## begin Exercise data

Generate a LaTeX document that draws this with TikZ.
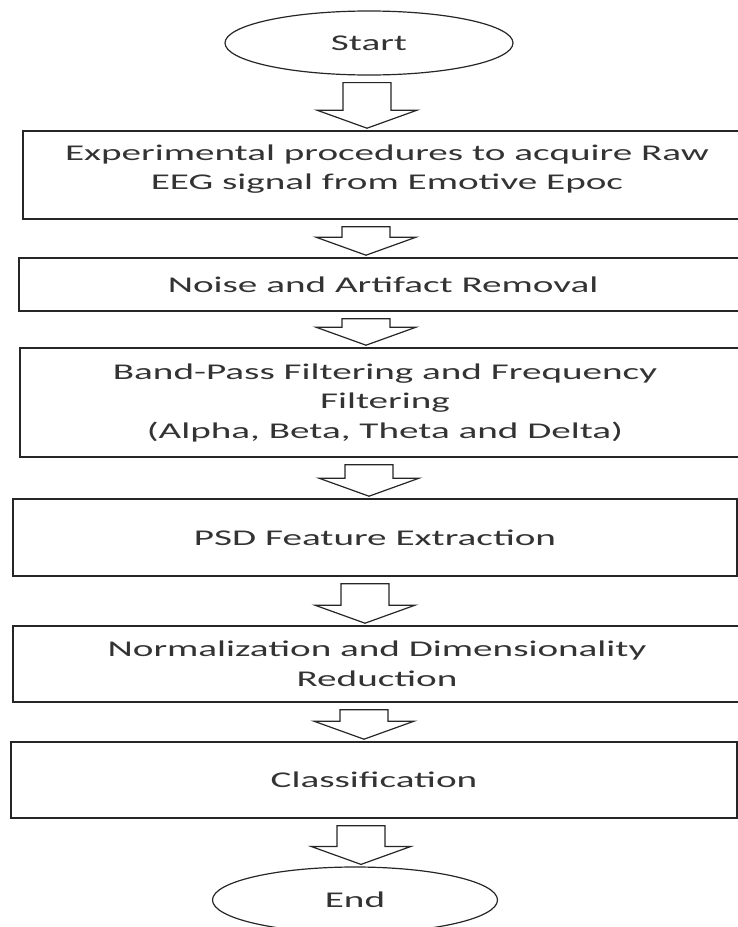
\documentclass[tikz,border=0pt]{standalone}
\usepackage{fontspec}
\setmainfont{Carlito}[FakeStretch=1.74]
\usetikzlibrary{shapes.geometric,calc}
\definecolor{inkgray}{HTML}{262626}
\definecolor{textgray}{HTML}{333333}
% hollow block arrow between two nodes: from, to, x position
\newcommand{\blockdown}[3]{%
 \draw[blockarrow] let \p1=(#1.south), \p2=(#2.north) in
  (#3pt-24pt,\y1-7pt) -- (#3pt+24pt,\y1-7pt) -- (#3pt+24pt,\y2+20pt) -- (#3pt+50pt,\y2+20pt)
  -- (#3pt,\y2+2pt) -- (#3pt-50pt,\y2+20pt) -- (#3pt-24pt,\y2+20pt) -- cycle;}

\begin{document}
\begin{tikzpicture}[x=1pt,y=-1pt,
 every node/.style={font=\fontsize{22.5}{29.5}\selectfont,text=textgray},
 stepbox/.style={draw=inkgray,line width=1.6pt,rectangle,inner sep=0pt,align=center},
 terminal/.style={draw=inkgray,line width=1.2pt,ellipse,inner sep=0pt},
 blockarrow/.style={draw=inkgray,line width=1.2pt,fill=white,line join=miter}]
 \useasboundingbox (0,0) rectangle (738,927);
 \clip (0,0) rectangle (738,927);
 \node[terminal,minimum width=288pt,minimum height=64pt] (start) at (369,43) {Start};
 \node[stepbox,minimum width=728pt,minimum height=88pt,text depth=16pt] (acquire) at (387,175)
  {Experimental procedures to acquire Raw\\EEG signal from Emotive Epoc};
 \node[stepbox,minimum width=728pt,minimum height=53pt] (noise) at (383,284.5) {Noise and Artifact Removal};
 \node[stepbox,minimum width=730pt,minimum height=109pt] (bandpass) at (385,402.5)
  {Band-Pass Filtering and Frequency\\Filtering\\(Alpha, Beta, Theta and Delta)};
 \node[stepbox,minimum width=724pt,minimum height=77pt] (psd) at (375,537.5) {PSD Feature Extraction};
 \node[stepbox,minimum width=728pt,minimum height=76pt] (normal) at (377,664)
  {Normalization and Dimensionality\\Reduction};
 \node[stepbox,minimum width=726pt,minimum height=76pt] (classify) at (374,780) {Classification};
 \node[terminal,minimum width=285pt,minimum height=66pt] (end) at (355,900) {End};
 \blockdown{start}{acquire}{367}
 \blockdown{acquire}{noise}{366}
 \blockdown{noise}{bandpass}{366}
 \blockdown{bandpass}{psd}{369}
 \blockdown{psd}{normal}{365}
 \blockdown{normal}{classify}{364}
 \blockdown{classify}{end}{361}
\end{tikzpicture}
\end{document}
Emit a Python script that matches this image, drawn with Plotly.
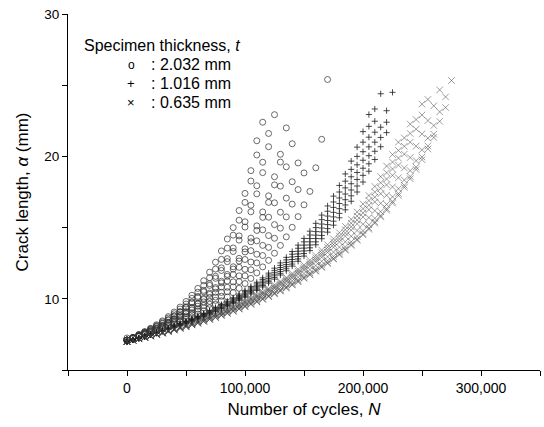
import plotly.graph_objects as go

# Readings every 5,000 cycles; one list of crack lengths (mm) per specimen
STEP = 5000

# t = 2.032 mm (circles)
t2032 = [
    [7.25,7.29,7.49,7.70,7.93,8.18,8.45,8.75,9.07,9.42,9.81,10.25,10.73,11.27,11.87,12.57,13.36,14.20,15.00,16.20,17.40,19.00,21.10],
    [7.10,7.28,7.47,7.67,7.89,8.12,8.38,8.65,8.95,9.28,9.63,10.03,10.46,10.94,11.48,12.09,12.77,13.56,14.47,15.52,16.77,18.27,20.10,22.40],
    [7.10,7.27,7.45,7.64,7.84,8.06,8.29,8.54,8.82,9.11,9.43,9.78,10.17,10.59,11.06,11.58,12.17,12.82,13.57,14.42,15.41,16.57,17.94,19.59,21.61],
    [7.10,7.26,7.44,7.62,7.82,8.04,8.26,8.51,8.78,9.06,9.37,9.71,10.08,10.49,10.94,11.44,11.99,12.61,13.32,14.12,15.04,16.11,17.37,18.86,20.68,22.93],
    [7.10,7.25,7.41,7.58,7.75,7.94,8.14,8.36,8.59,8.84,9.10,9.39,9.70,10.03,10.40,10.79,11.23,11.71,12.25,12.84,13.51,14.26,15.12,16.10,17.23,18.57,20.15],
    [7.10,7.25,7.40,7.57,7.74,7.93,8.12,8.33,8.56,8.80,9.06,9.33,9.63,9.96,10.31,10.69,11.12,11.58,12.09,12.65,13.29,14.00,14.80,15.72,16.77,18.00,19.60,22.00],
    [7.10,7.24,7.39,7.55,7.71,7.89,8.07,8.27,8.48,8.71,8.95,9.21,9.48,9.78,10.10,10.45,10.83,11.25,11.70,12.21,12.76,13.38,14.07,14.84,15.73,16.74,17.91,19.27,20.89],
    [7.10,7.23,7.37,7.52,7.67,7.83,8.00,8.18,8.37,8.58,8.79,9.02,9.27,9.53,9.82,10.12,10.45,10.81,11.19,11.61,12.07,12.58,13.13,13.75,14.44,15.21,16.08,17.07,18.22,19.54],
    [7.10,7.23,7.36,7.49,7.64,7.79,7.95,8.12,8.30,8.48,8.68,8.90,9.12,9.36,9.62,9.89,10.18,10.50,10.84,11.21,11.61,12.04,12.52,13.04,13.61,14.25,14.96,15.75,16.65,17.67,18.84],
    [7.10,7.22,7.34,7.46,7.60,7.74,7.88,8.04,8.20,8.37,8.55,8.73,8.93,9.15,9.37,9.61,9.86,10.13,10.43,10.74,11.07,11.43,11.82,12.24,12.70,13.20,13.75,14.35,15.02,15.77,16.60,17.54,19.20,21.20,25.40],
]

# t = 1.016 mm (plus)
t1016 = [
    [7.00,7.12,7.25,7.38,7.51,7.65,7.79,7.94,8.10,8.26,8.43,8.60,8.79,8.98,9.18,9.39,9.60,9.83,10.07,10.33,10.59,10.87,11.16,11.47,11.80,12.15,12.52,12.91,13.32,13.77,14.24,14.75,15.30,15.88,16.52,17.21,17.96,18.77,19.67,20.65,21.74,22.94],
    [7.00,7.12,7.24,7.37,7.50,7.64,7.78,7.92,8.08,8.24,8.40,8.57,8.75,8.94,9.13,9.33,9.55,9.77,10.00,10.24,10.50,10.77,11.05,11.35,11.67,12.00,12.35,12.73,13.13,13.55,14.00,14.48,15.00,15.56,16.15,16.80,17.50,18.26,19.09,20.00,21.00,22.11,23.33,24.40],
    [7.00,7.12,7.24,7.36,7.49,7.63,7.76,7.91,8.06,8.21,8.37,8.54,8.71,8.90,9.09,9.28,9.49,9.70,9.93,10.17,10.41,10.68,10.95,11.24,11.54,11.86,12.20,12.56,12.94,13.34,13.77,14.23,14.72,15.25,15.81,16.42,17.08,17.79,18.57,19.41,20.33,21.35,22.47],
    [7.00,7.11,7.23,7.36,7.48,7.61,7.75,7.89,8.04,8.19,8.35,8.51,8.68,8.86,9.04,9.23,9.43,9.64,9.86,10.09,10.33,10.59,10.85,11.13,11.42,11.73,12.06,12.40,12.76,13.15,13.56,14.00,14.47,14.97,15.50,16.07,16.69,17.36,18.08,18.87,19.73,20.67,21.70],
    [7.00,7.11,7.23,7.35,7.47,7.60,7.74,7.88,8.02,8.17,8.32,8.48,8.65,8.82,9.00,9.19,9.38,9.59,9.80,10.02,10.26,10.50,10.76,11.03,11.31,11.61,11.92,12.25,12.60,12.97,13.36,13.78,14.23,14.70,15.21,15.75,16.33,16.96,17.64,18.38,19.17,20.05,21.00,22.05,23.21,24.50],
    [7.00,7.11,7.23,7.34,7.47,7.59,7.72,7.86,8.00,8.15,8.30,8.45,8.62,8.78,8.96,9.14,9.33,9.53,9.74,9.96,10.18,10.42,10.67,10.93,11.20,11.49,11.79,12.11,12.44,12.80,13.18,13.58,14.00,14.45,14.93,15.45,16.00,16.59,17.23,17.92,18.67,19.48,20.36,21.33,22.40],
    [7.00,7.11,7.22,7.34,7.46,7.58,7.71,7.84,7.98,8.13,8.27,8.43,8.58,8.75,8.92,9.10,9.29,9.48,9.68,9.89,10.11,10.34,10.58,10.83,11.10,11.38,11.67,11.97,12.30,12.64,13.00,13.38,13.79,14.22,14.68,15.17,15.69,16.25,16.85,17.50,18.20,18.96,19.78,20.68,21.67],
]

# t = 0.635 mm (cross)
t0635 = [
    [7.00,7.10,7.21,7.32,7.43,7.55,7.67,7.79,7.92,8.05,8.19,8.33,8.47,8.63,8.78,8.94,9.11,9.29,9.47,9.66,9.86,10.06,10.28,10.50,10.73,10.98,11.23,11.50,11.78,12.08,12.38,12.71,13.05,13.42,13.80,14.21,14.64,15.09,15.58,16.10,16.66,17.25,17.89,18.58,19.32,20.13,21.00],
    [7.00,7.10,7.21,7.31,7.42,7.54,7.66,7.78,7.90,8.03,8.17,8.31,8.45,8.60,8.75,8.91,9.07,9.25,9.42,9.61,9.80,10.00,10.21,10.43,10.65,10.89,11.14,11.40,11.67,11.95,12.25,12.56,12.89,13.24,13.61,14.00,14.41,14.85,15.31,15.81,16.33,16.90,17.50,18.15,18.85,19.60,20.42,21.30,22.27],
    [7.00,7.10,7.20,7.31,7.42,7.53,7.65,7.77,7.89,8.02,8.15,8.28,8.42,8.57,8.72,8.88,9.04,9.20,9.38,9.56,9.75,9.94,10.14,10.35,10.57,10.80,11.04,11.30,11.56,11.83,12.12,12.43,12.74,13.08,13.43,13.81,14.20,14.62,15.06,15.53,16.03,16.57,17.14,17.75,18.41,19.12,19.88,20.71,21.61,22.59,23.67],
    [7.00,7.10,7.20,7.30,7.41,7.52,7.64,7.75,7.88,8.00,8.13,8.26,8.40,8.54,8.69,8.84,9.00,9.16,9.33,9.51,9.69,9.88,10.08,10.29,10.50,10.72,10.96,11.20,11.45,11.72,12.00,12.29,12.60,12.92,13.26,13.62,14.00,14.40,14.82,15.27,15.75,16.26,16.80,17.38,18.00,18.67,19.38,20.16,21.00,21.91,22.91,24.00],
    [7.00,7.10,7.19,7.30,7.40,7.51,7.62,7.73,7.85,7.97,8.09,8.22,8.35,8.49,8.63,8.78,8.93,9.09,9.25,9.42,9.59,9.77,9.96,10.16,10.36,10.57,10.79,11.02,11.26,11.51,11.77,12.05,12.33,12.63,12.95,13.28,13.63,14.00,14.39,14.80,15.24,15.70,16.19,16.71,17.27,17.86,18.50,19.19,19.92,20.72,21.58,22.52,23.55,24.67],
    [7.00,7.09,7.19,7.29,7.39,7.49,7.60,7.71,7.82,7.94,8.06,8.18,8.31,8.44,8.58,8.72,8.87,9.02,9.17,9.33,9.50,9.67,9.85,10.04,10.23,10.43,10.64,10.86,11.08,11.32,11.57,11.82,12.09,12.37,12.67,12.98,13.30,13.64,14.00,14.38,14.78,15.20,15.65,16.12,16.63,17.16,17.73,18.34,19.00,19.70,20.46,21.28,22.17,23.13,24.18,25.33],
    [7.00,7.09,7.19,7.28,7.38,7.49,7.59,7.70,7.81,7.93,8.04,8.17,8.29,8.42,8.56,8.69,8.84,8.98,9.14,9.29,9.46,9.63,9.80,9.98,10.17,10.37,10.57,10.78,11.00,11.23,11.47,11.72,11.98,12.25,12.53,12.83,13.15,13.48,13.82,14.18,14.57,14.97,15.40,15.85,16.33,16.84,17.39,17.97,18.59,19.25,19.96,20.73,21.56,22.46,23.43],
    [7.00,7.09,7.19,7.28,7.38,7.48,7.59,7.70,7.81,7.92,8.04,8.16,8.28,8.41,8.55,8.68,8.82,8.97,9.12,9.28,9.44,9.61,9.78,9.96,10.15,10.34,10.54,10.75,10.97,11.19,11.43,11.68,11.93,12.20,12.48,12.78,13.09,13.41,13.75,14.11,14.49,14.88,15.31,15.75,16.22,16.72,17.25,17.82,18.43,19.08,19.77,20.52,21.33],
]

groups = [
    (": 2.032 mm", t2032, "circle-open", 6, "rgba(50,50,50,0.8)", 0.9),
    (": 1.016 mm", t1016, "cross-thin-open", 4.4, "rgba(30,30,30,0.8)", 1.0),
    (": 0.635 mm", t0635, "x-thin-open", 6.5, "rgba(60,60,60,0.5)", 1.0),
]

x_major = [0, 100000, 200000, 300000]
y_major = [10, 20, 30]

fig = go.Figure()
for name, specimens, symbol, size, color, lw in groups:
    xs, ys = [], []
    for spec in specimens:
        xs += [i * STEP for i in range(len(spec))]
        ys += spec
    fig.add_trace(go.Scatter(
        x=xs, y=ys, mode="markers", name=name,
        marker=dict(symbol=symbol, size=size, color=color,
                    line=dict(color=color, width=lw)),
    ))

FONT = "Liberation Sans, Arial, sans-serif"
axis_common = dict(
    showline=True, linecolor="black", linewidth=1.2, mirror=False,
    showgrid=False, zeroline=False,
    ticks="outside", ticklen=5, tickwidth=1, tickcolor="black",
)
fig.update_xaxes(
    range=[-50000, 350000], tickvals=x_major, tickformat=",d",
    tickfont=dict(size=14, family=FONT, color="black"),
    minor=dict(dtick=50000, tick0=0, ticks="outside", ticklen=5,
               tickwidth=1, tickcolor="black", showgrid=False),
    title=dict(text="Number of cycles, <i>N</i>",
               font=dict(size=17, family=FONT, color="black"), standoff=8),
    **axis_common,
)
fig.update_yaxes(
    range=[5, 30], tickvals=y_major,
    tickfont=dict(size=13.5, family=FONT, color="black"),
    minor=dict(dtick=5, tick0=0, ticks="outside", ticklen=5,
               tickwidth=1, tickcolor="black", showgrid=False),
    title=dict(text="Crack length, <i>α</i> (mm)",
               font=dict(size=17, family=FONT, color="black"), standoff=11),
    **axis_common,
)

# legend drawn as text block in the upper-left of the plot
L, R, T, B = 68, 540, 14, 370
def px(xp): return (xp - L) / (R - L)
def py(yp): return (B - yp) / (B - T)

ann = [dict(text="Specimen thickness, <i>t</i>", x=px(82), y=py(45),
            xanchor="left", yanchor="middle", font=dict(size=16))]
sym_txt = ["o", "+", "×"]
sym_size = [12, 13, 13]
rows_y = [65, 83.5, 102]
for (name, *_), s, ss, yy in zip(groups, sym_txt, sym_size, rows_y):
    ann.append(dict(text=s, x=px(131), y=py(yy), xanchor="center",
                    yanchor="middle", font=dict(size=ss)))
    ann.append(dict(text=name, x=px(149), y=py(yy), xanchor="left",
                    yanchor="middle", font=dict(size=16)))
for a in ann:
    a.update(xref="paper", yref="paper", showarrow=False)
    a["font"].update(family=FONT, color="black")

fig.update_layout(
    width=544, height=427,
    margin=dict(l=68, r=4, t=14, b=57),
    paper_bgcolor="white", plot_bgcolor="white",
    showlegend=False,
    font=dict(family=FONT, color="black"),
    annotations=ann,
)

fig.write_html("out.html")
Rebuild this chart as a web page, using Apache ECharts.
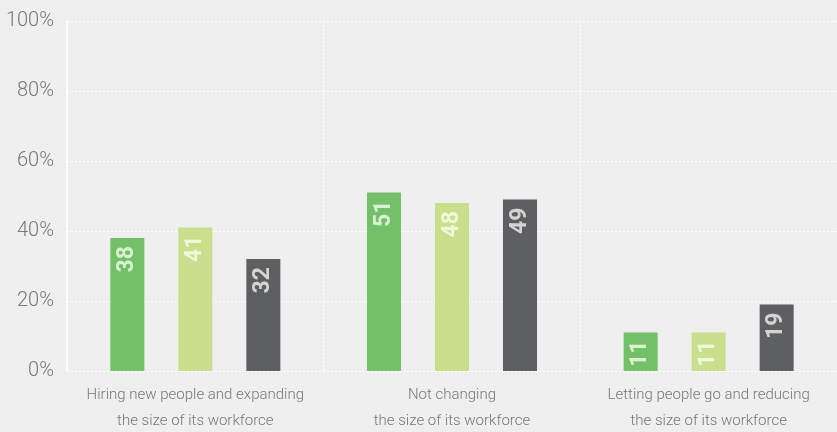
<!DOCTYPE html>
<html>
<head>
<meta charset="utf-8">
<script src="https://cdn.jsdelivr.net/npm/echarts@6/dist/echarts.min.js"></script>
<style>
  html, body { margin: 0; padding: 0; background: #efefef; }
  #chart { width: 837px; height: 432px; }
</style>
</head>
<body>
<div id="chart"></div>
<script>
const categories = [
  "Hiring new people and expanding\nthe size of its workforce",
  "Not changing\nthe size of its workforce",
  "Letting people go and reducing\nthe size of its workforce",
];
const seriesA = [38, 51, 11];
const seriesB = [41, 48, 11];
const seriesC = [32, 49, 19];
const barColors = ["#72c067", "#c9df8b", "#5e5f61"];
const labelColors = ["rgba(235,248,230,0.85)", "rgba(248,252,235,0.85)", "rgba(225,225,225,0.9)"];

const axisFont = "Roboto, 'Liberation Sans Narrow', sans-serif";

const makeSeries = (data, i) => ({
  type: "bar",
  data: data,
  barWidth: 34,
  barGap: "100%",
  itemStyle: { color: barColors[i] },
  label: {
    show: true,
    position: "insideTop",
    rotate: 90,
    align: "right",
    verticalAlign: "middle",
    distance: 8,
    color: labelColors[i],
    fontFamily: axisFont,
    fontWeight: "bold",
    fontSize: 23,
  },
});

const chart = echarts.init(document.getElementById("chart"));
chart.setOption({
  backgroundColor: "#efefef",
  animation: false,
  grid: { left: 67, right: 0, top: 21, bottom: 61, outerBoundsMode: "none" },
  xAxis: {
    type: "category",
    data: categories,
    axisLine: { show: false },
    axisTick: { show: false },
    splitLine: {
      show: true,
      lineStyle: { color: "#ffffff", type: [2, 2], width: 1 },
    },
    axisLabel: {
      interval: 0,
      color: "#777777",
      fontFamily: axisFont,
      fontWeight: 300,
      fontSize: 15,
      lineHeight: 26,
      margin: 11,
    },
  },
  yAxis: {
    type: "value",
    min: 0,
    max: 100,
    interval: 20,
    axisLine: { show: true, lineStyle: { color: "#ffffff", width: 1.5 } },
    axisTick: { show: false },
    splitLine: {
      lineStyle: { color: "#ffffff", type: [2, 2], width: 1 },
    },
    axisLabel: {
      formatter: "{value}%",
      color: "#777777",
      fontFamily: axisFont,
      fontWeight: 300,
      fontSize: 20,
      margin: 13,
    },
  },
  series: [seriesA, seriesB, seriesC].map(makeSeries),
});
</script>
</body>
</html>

## end Exercise data

Return nothing but the lines running from the start of the data to the line with "-- (#3pt,\y2+2pt) -- (#3pt-50pt,\y2+20pt)", please, both ends included and no pictures.

Generate a LaTeX document that draws this with TikZ.
\documentclass[tikz,border=0pt]{standalone}
\usepackage{fontspec}
\setmainfont{Carlito}[FakeStretch=1.74]
\usetikzlibrary{shapes.geometric,calc}
\definecolor{inkgray}{HTML}{262626}
\definecolor{textgray}{HTML}{333333}
% hollow block arrow between two nodes: from, to, x position
\newcommand{\blockdown}[3]{%
 \draw[blockarrow] let \p1=(#1.south), \p2=(#2.north) in
  (#3pt-24pt,\y1-7pt) -- (#3pt+24pt,\y1-7pt) -- (#3pt+24pt,\y2+20pt) -- (#3pt+50pt,\y2+20pt)
  -- (#3pt,\y2+2pt) -- (#3pt-50pt,\y2+20pt) -- (#3pt-24pt,\y2+20pt) -- cycle;}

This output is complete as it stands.